Module 09: Cherry-Pick
Learning Objectives
By the end of this module, you will:
- Understand what cherry-picking is and how it works
- Know when to use cherry-pick vs merge or rebase
- Apply specific commits from one branch to another
- Handle cherry-pick conflicts if they occur
- Understand common use cases for cherry-picking
Challenge Description
You have a development branch with several commits. Some of these commits are bug fixes that need to be applied to the main branch immediately, but other commits are experimental features that shouldn't be merged yet.
Your task is to:
- Review the commits on the development branch
- Identify which commits are bug fixes
- Cherry-pick only the bug fix commits to the main branch
- Verify that main has the bug fixes but not the experimental features
Key Concepts
What is Cherry-Pick?
Cherry-pick allows you to apply a specific commit from one branch to another. Instead of merging an entire branch, you can selectively choose individual commits.
A---B---C---D development
/
E---F main
After cherry-picking commit C:
A---B---C---D development
/
E---F---C' main
Note that C' is a new commit with the same changes as C but a different commit hash.

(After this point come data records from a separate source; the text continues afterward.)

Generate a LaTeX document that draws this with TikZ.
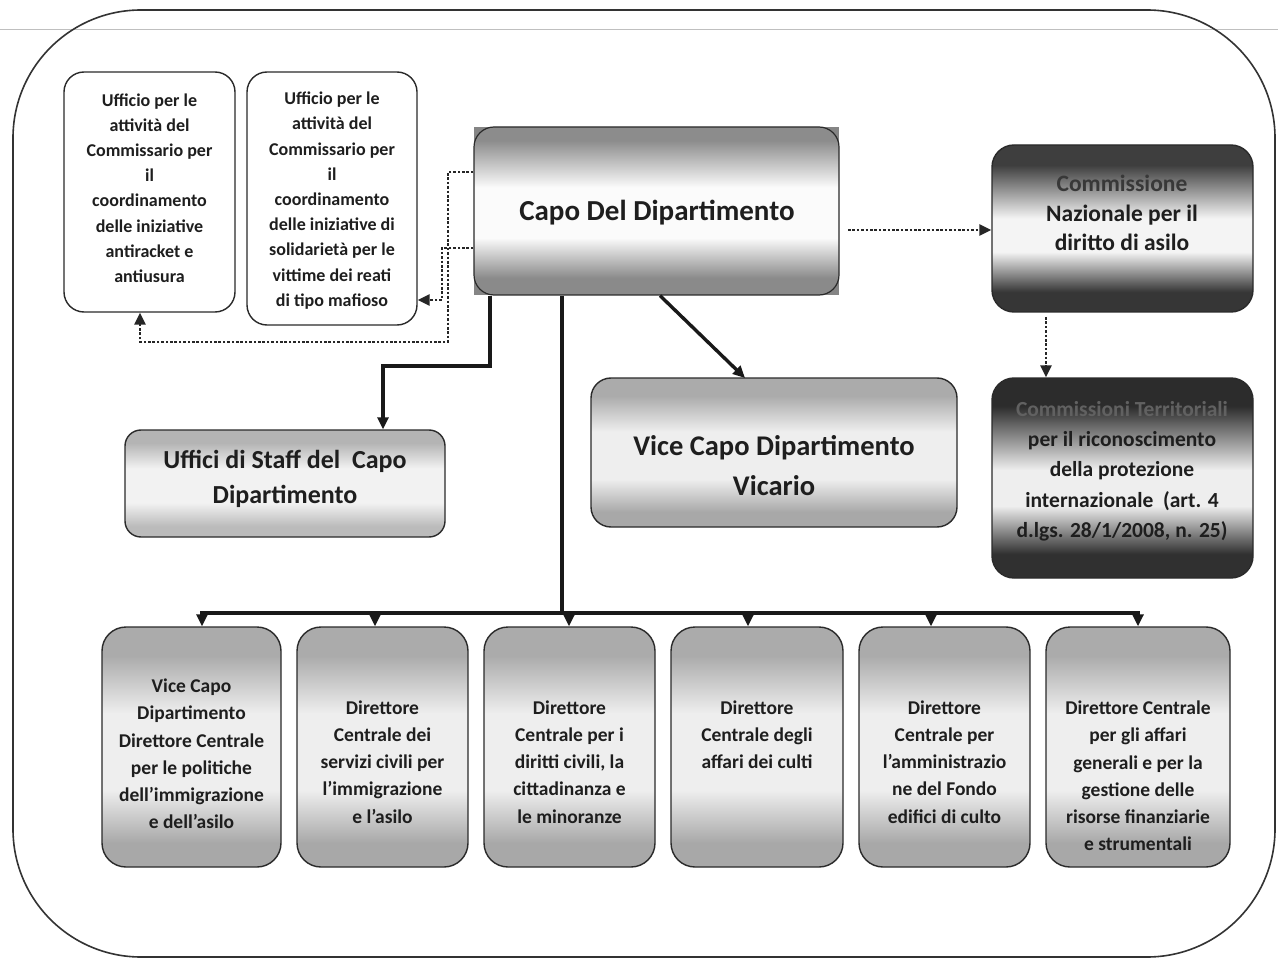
\documentclass[tikz,border=0pt]{standalone}
\usepackage{fontspec}
\setmainfont{Carlito}
\usetikzlibrary{arrows.meta,calc}
\definecolor{txt}{HTML}{1E1E1E}
\definecolor{edge}{HTML}{2A2A2A}
\definecolor{LT}{HTML}{ABABAB}\definecolor{LW}{HTML}{EEEEEE}\definecolor{LB}{HTML}{A8A8A8}
\definecolor{ST}{HTML}{B4B4B4}\definecolor{SW}{HTML}{F2F2F2}\definecolor{SB}{HTML}{BBBBBB}
\definecolor{CT1}{HTML}{8C8C8C}\definecolor{CW}{HTML}{FBFBFB}\definecolor{CB}{HTML}{8A8A8A}
\definecolor{DT}{HTML}{3E3E3E}\definecolor{DW}{HTML}{F4F4F4}\definecolor{DB}{HTML}{363636}
\definecolor{ET}{HTML}{2C2C2C}\definecolor{EW}{HTML}{EEEEEE}\definecolor{EB}{HTML}{303030}
\pgfdeclareverticalshading{lightsh}{100bp}{color(0bp)=(LB); color(30bp)=(LB); color(41bp)=(LW); color(57bp)=(LW); color(69bp)=(LT); color(100bp)=(LT)}
\pgfdeclareverticalshading{staffsh}{100bp}{color(0bp)=(SB); color(30bp)=(SB); color(41bp)=(SW); color(57bp)=(SW); color(69bp)=(ST); color(100bp)=(ST)}
\pgfdeclareverticalshading{caposh}{100bp}{color(0bp)=(CB); color(30bp)=(CB); color(42bp)=(CW); color(57bp)=(CW); color(71bp)=(CT1); color(100bp)=(CT1)}
\pgfdeclareverticalshading{darksh}{100bp}{color(0bp)=(DB); color(31bp)=(DB); color(43bp)=(DW); color(53bp)=(DW); color(69bp)=(DT); color(100bp)=(DT)}
\pgfdeclareverticalshading{darkersh}{100bp}{color(0bp)=(EB); color(31bp)=(EB); color(43bp)=(EW); color(52bp)=(EW); color(68bp)=(ET); color(100bp)=(ET)}
\tikzset{
  frame/.style={draw=black!80, line width=1.6pt, rounded corners=128pt},
  plainbox/.style={draw=edge, line width=1.4pt, fill=white, rounded corners=20pt, inner sep=0pt},
  lightbox/.style={draw=edge, line width=1.4pt, inner sep=0pt, shade, shading=lightsh, rounded corners=20pt},
  staffbox/.style={draw=edge, line width=1.4pt, inner sep=0pt, shade, shading=staffsh, rounded corners=16pt},
  capobox/.style={draw=edge, line width=1.2pt, inner sep=0pt, shade, shading=caposh, rounded corners=20pt},
  darkbox/.style={draw=edge, line width=1.4pt, inner sep=0pt, shade, shading=darksh, rounded corners=22pt},
  darkerbox/.style={draw=edge, line width=1.4pt, inner sep=0pt, shade, shading=darkersh, rounded corners=22pt},
  label/.style={align=center, inner sep=0pt, text=txt, font=\bfseries},
  conn/.style={draw=black!90, line width=3.4pt},
  dotconn/.style={draw=black!85, line width=2.8pt, dash pattern=on 2.6pt off 1.8pt},
  tip/.style={-{Triangle[length=12pt,width=11pt]}},
  bothtip/.style={{Triangle[length=12pt,width=11pt]}-{Triangle[length=12pt,width=11pt]}},
}
\begin{document}
\begin{tikzpicture}[x=1pt,y=-1pt]
\useasboundingbox (0,0) rectangle (1278,960);
\fill[white] (0,0) rectangle (1278,960);
% header line and outer frame
\draw[black!25, line width=1pt] (0,30) -- (1278,30);
\draw[frame] (13,10) rectangle (1275,957);

% top-left offices
\node[plainbox, minimum width=171pt, minimum height=240pt] (A) at (149.5,192) {};
\node[label, font=\bfseries\fontsize{18}{25.2}\selectfont] (At) at (149.5,188)
  {Ufficio per le\\attività del\\Commissario per\\il\\coordinamento\\delle iniziative\\antiracket e\\antiusura};
\node[plainbox, minimum width=170pt, minimum height=253pt] (B) at (332,198.5) {};
\node[label, font=\bfseries\fontsize{18}{25.2}\selectfont] (Bt) at (332,200.5)
  {Ufficio per le\\attività del\\Commissario per\\il\\coordinamento\\delle iniziative di\\solidarietà per le\\vittime dei reati\\di tipo mafioso};

% Capo
\fill[black!48] (474,127) rectangle (839,295);
\node[capobox, minimum width=365pt, minimum height=168pt] (Capo) at (656.5,211) {};
\node[label, font=\bfseries\fontsize{29}{34}\selectfont] (Capot) at (657,213) {Capo Del Dipartimento};

% Vice vicario
\node[lightbox, minimum width=366pt, minimum height=149pt] (Vice) at (774,452.5) {};
\node[label, font=\bfseries\fontsize{28.5}{40}\selectfont] (Vicet) at (774,466) {Vice Capo Dipartimento\\Vicario};

% Staff
\node[staffbox, minimum width=320pt, minimum height=107pt] (Staff) at (285,483.5) {};
\node[label, font=\bfseries\fontsize{26}{35}\selectfont] (Stafft) at (285,479) {Uffici di Staff del\ \ Capo\\Dipartimento};

% Commissioni
\node[darkbox, minimum width=261pt, minimum height=167pt] (CN) at (1122.5,228.5) {};
\node[label, font=\bfseries\fontsize{23.5}{29.5}\selectfont] (CNt) at (1122,213) {\textcolor{black!78}{Commissione}\\Nazionale per il\\diritto di asilo};
\node[darkerbox, minimum width=261pt, minimum height=200pt] (CT) at (1122.5,478) {};
\node[label, font=\bfseries\fontsize{21.5}{30.3}\selectfont] (CTt) at (1122,471)
  {\textcolor{black!62}{Commissioni Territoriali}\\per il riconoscimento\\della protezione\\internazionale\ \ (art. 4\\d.lgs. 28/1/2008, n. 25)};

% bottom row
\foreach \n/\cx/\w in {1/191.5/179,2/382.5/171,3/569.5/171,4/757/172,5/944.5/171,6/1138/184}{
  \node[lightbox, rounded corners=24pt, minimum width=\w pt, minimum height=240pt] (b\n) at (\cx,747) {};
}
\tikzset{bt/.style={label, font=\bfseries\fontsize{19.5}{27.2}\selectfont}}
\node[bt] (b1t) at (191.5,754) {Vice Capo\\Dipartimento\\Direttore Centrale\\per le politiche\\dell’immigrazione\\e dell’asilo};
\node[bt] (b2t) at (382.5,762) {Direttore\\Centrale dei\\servizi civili per\\l’immigrazione\\e l’asilo};
\node[bt] (b3t) at (569.5,762) {Direttore\\Centrale per i\\diritti civili, la\\cittadinanza e\\le minoranze};
\node[bt] (b4t) at (757,735) {Direttore\\Centrale degli\\affari dei culti};
\node[bt] (b5t) at (944.5,762) {Direttore\\Centrale per\\l’amministrazio\\ne del Fondo\\edifici di culto};
\node[bt] (b6t) at (1138,776) {Direttore Centrale\\per gli affari\\generali e per la\\gestione delle\\risorse finanziarie\\e strumentali};

% solid connectors
\coordinate (vtip) at (745,378);
\draw[conn, tip] (Capo.south -| 660,0) -- (vtip);
\coordinate (s1) at (490,366);
\coordinate (s2) at (383,366);
\draw[conn, tip] (Capo.south -| s1) -- (s1) -- (s2) -- (Staff.north -| s2);
\coordinate (trunk) at (562,613);
\draw[conn] (Capo.south -| trunk) -- (trunk);
\coordinate (d1) at (202,613);
\coordinate (d2) at (375,613);
\coordinate (d3) at (569,613);
\coordinate (d4) at (748,613);
\coordinate (d5) at (931,613);
\coordinate (d6) at (1138,613);
\draw[conn, bothtip] (b1.north -| d1) -- (d1) -- (d6) -- (b6.north -| d6);
\foreach \k in {2,3,4,5}{
  \draw[conn, tip] (d\k) -- (b\k.north -| d\k);
}

% dotted connectors
\coordinate (p1) at (448,172);
\coordinate (p2) at (140,342);
\draw[dotconn, tip] (Capo.west |- p1) -- (p1) |- (p2) -- (A.south -| p2);
\coordinate (q1) at (442,248);
\coordinate (q2) at (442,300);
\draw[dotconn, tip] (Capo.west |- q1) -- (q1) -- (q2) -- (B.east |- q2);
\coordinate (r1) at (848,230);
\draw[dotconn, tip] (r1) -- (CN.west |- r1);
\coordinate (t1) at (1046,317);
\draw[dotconn, tip] (t1) -- (CT.north -| t1);
\end{tikzpicture}
\end{document}
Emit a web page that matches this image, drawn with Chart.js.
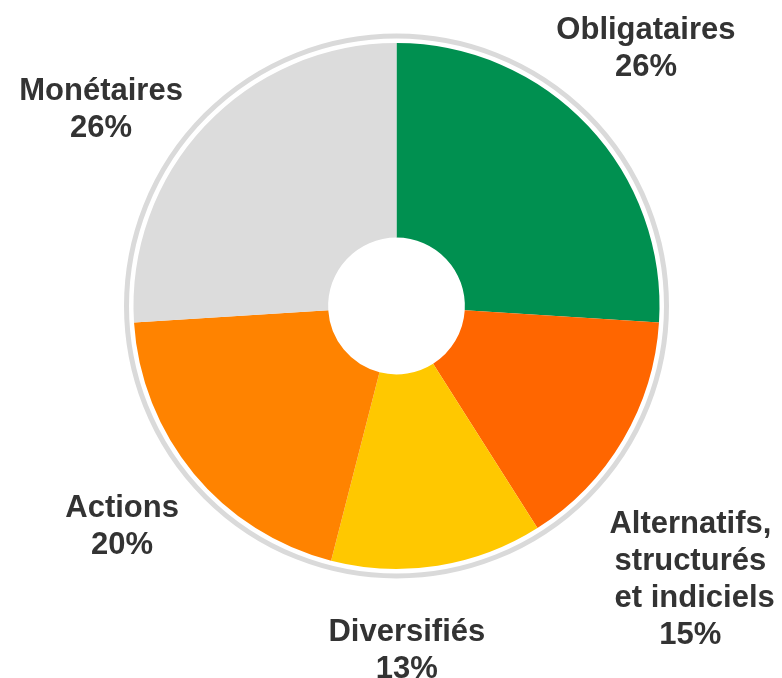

Cherry-Pick vs Merge vs Rebase
- Merge: Brings all commits from another branch and creates a merge commit
- Rebase: Replays all commits from your branch on top of another branch
- Cherry-Pick: Applies one or more specific commits to your current branch
When to Use Cherry-Pick
Cherry-pick is useful when you:
- Need a bug fix from a feature branch but can't merge the whole branch yet
- Want to apply a specific commit to a release branch
- Need to backport a fix to an older version
- Made a commit on the wrong branch and need to move it
- Want to duplicate a commit across multiple branches
Cherry-Pick Creates New Commits
Important: Cherry-picked commits are new commits with different hashes. The original commit remains on the source branch, and a copy is created on the target branch with the same changes but a different commit ID.
Useful Commands
# View commits on another branch
git log <branch-name> --oneline
# View a specific commit's details
git show <commit-hash>
# Cherry-pick a single commit
git cherry-pick <commit-hash>
# Cherry-pick multiple commits
git cherry-pick <commit-hash1> <commit-hash2>
# Cherry-pick a range of commits
git cherry-pick <start-hash>..<end-hash>
# If conflicts occur during cherry-pick:
# 1. Resolve conflicts in files
# 2. Stage the resolved files
git add <file>
# 3. Continue the cherry-pick
git cherry-pick --continue
# Abort a cherry-pick if something goes wrong
git cherry-pick --abort
# View commit history graph
git log --oneline --graph --all
Verification
Run the verification script to check your solution:
.\verify.ps1
The verification will check that:
- You're on the main branch
- The security bug fix commit has been applied to main
- The performance bug fix commit has been applied to main
- The experimental features are NOT on main
- The commits were cherry-picked (not merged)
Challenge Steps
- Navigate to the challenge directory
- You're currently on the development branch
- View the commits:
git log --oneline - You'll see several commits - identify the bug fixes
- Switch to main branch:
git switch main - Cherry-pick the bug fix commits (you'll need their commit hashes)
- Verify the result with
git log --oneline - Run the verification script
Tips
- Use
git log development --onelineto see commits on the development branch - Use
git show <hash>to view details of a specific commit - You can cherry-pick by commit hash - you only need the first 7 characters
- Cherry-pick commits in chronological order (oldest first) to avoid conflicts
- If you make a mistake, use
.\reset.ps1to start over - The commit message will be preserved when cherry-picking
Common Cherry-Pick Scenarios
Hotfix to Production
You have a critical bug fix on a development branch that needs to go to production immediately:
git switch production
git cherry-pick <bugfix-commit-hash>
Wrong Branch
You accidentally committed on the wrong branch:
# On wrong branch, note the commit hash
git log --oneline
# Switch to correct branch
git switch correct-branch
git cherry-pick <commit-hash>
# Go back and remove from wrong branch
git switch wrong-branch
git reset --hard HEAD~1
Backporting
You need to apply a fix to an older release branch:
git switch release-2.0
git cherry-pick <fix-from-main>
What You'll Learn
Cherry-pick is a surgical tool in your Git toolbox. While merge and rebase work with entire branches, cherry-pick lets you be selective about which changes to apply. This is invaluable for managing hotfixes, maintaining multiple release branches, and handling situations where you need specific changes without bringing along everything else. Understanding when to use cherry-pick versus other Git operations is a mark of Git expertise.